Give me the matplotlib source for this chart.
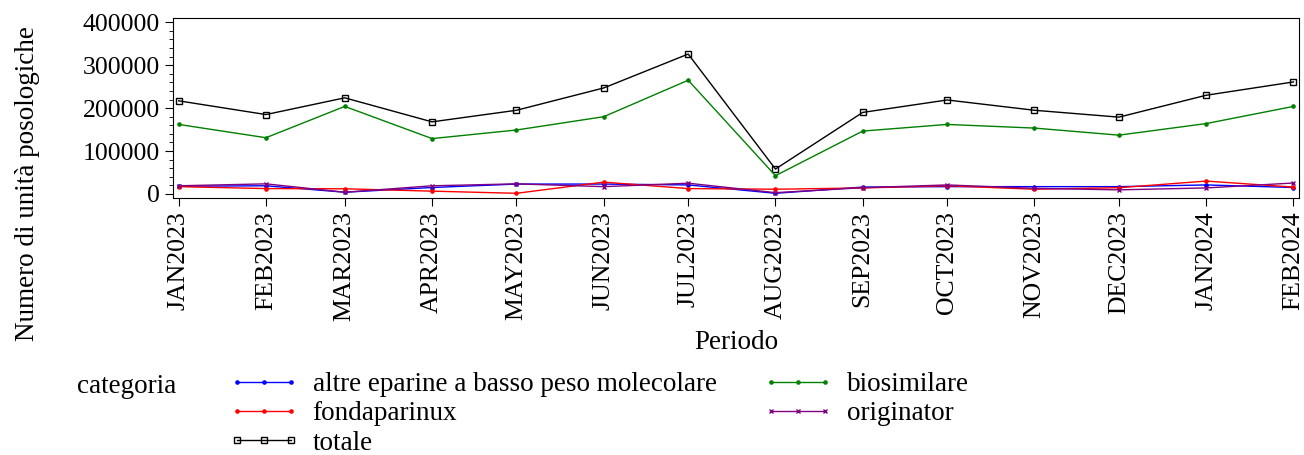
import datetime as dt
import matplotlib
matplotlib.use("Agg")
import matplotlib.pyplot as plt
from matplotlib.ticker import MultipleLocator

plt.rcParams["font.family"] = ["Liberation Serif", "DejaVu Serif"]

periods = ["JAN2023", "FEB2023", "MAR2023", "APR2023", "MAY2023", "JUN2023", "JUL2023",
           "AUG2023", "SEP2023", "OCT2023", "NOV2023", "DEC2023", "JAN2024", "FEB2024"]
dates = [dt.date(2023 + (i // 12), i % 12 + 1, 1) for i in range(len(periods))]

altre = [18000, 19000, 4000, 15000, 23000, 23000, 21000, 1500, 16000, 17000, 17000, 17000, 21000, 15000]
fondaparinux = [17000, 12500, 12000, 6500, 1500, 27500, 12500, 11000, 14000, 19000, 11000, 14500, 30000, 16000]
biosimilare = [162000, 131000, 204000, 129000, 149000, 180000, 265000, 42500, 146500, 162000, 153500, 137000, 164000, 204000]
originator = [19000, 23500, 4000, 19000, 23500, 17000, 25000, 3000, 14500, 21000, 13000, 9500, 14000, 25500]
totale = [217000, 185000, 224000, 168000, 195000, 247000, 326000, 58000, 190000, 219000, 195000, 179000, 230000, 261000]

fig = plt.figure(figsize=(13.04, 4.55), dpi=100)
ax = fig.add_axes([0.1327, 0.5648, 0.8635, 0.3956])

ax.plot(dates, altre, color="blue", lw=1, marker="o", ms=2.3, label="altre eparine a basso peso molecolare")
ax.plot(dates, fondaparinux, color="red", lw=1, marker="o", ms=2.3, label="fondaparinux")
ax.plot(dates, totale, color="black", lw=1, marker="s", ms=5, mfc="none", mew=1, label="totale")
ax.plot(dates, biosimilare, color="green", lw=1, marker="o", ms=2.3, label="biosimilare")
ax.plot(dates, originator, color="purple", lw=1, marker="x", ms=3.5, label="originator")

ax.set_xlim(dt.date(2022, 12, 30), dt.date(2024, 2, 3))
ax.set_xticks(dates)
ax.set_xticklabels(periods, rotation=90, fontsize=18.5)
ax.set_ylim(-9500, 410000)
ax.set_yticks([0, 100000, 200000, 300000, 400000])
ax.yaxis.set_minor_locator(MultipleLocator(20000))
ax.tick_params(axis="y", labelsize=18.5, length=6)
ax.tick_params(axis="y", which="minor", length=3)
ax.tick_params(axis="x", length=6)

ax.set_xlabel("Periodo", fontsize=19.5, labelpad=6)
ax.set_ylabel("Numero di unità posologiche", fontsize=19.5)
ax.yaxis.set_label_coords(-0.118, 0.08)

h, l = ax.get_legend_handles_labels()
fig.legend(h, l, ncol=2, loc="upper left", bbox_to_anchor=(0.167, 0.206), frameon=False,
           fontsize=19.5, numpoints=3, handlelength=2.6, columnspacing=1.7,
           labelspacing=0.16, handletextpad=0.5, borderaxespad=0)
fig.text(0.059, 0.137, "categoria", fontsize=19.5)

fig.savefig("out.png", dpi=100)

> [EXERCISE DESCRIPTION] Reproduce each line exactly as it appears, omitting the pictures.

> [OUTPUT OF THE TASK]
Give me the matplotlib source for this chart.
import datetime as dt
import matplotlib
matplotlib.use("Agg")
import matplotlib.pyplot as plt
from matplotlib.ticker import MultipleLocator

plt.rcParams["font.family"] = ["Liberation Serif", "DejaVu Serif"]

periods = ["JAN2023", "FEB2023", "MAR2023", "APR2023", "MAY2023", "JUN2023", "JUL2023",
           "AUG2023", "SEP2023", "OCT2023", "NOV2023", "DEC2023", "JAN2024", "FEB2024"]
dates = [dt.date(2023 + (i // 12), i % 12 + 1, 1) for i in range(len(periods))]

altre = [18000, 19000, 4000, 15000, 23000, 23000, 21000, 1500, 16000, 17000, 17000, 17000, 21000, 15000]
fondaparinux = [17000, 12500, 12000, 6500, 1500, 27500, 12500, 11000, 14000, 19000, 11000, 14500, 30000, 16000]
biosimilare = [162000, 131000, 204000, 129000, 149000, 180000, 265000, 42500, 146500, 162000, 153500, 137000, 164000, 204000]
originator = [19000, 23500, 4000, 19000, 23500, 17000, 25000, 3000, 14500, 21000, 13000, 9500, 14000, 25500]
totale = [217000, 185000, 224000, 168000, 195000, 247000, 326000, 58000, 190000, 219000, 195000, 179000, 230000, 261000]

fig = plt.figure(figsize=(13.04, 4.55), dpi=100)
ax = fig.add_axes([0.1327, 0.5648, 0.8635, 0.3956])

ax.plot(dates, altre, color="blue", lw=1, marker="o", ms=2.3, label="altre eparine a basso peso molecolare")
ax.plot(dates, fondaparinux, color="red", lw=1, marker="o", ms=2.3, label="fondaparinux")
ax.plot(dates, totale, color="black", lw=1, marker="s", ms=5, mfc="none", mew=1, label="totale")
ax.plot(dates, biosimilare, color="green", lw=1, marker="o", ms=2.3, label="biosimilare")
ax.plot(dates, originator, color="purple", lw=1, marker="x", ms=3.5, label="originator")

ax.set_xlim(dt.date(2022, 12, 30), dt.date(2024, 2, 3))
ax.set_xticks(dates)
ax.set_xticklabels(periods, rotation=90, fontsize=18.5)
ax.set_ylim(-9500, 410000)
ax.set_yticks([0, 100000, 200000, 300000, 400000])
ax.yaxis.set_minor_locator(MultipleLocator(20000))
ax.tick_params(axis="y", labelsize=18.5, length=6)
ax.tick_params(axis="y", which="minor", length=3)
ax.tick_params(axis="x", length=6)

ax.set_xlabel("Periodo", fontsize=19.5, labelpad=6)
ax.set_ylabel("Numero di unità posologiche", fontsize=19.5)
ax.yaxis.set_label_coords(-0.118, 0.08)

h, l = ax.get_legend_handles_labels()
fig.legend(h, l, ncol=2, loc="upper left", bbox_to_anchor=(0.167, 0.206), frameon=False,
           fontsize=19.5, numpoints=3, handlelength=2.6, columnspacing=1.7,
           labelspacing=0.16, handletextpad=0.5, borderaxespad=0)
fig.text(0.059, 0.137, "categoria", fontsize=19.5)

fig.savefig("out.png", dpi=100)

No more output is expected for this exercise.